Last updated July 25, 2020


My CNC mill is based on a Precision Mathews PM-25MV manual mill. A CNC conversion kit was purchased from David Clements of ArizonaVideo99. This project was meant to be a hobby and much of the project sat for months until…

I’m a freelancer who builds prototype computer vision machines and analytical software. A plant research company asked if I would build them a system to image and measure plants. Machinists are busy running a business and working with an inventor may not be profitable. I designed the machine in CAD, but once assembly starts, there changes will be desired and returning to a machinist for changes will create delays and extra costs.

I needed to get the CNC mill to a point that I could make the parts I needed. David’s kit was an easy bolt-on. Most of the kit was assembled in a day and the CNC mill was operational by the end of the weekend.

This is the second CNC mill that I’ve built. The first was an Industrial Hobbies mill. Both are based on a manual mill, a conversion kit, and supply-your-own electronics. The IH used Mach3 and a parallel breakout board. It also had servos on all axes and a 3HP VFD controlled motor. It was a beast of a machine.

The PM25 is a small and capable machine.


The CNC machine is composed of the 1) mechanics of the machine, which includes the frame, ballscrews, etc; 2) the motors and their drives; and 3) the CNC controller.

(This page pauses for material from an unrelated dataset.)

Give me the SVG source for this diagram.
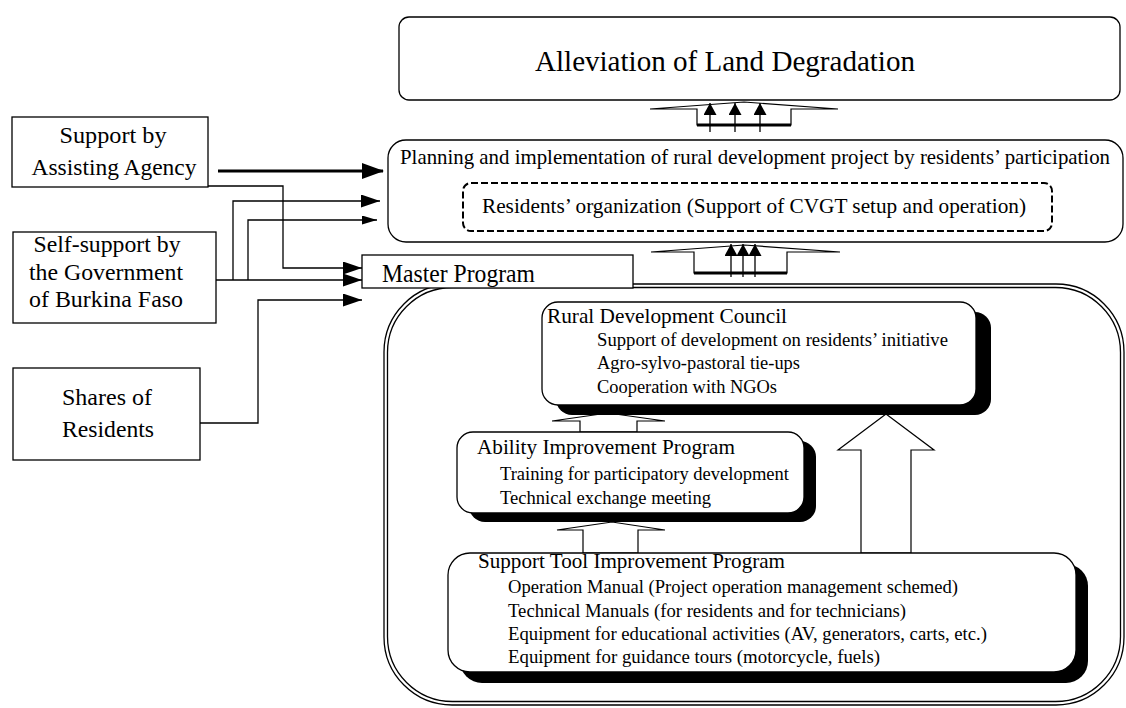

The CNC controller includes everything from the interface that one supplies the G-code file to through and including the hardware the produces the signals to control the motor drives.

Most controllers for most DIY CNC machines likely consist of the selection of some hardware and software. The software is likely to make the largest difference in the experience of using the machine, but selection of the software will put limitations on the selection of the hardware.

Simplifying the selection, there are also all-in-one CNC controllers including the Masso Controller. I’ve not used these but they deserve serious consideration for anyone who simply want their machine to work with minimal fuss and continue to work reliably.

Controller – Software

I previously used Mach3, which runs on Windows. It’s been many years since I used Mach and much is likely changed. What I remember most about Mach was it was simple to use. However, coming from an IT background, didn’t like that 1) Mach3 was Windows based; and 2) Mach3 is not open source. Windows is more stable today then the old days, but there is still a lot of baggage that comes with any Windows installation.

I selected LinuxCNC for a CNC controller. I’m reluctant to suggest it to everyone except those familiar with Linux, and then only if using well supported hardware.

Controller – Hardware

Consider if the computer used for your CNC machine will be dedicated to the machine, a number of machines, or will perform other tasks than being a CNC controller. Being dedicated and potentially network isolated may be ideal, but may not be practical or economical.

Most everyone starts with a parallel port breakout board, and I tried a number of parallel port cards until finding one that was compatible with Linux. The breakout board was basic and essentially provided a convenient way to connect the pins of the 25-pin parallel port to wires attached to motor drives, relays, and switches. The only bit of sophistication on the board was electrical protection.

A property that the LinuxCNC folks highlight in comparison to other products is that LinuxCNC is real-time, meaning there is a limit to how long an operation, such as sending a step pulse to a drive, will take. Real-time is the prefered property of controllers because it’s possible to make arguments about performance.

The parallel port is possibly the best real-time option for a personal computer. Compare to Ethernet where messages traverse layers of software and hardware, a parallel port can be controlled by setting value at a memory location.

Needing more capability

Spindle and axes load meter

Every motor, including the spindle and axes motors, have a rated power measured in watts. By monitored the motors and comparing to the rated power, we can learn how much research capacity is available. For milling metal, the spindle is more likely the limiting factor than the axes motors. A simple spindle load meter can be fairly easy to implement and will provide important information. See the spindle load meter project for more details.


Like any home or hobby project, I’ve not declared “I’m done” yet. Probably never will be. And there is a warning here. If you purchase a complete CNC machine, you’ll spend a little more upfront, but potentially much less over the lifetime of the machine. There’s no limit to what can be replaced on a CNC conversion, and one may regularly decide to upgrade a part. The costs can grow.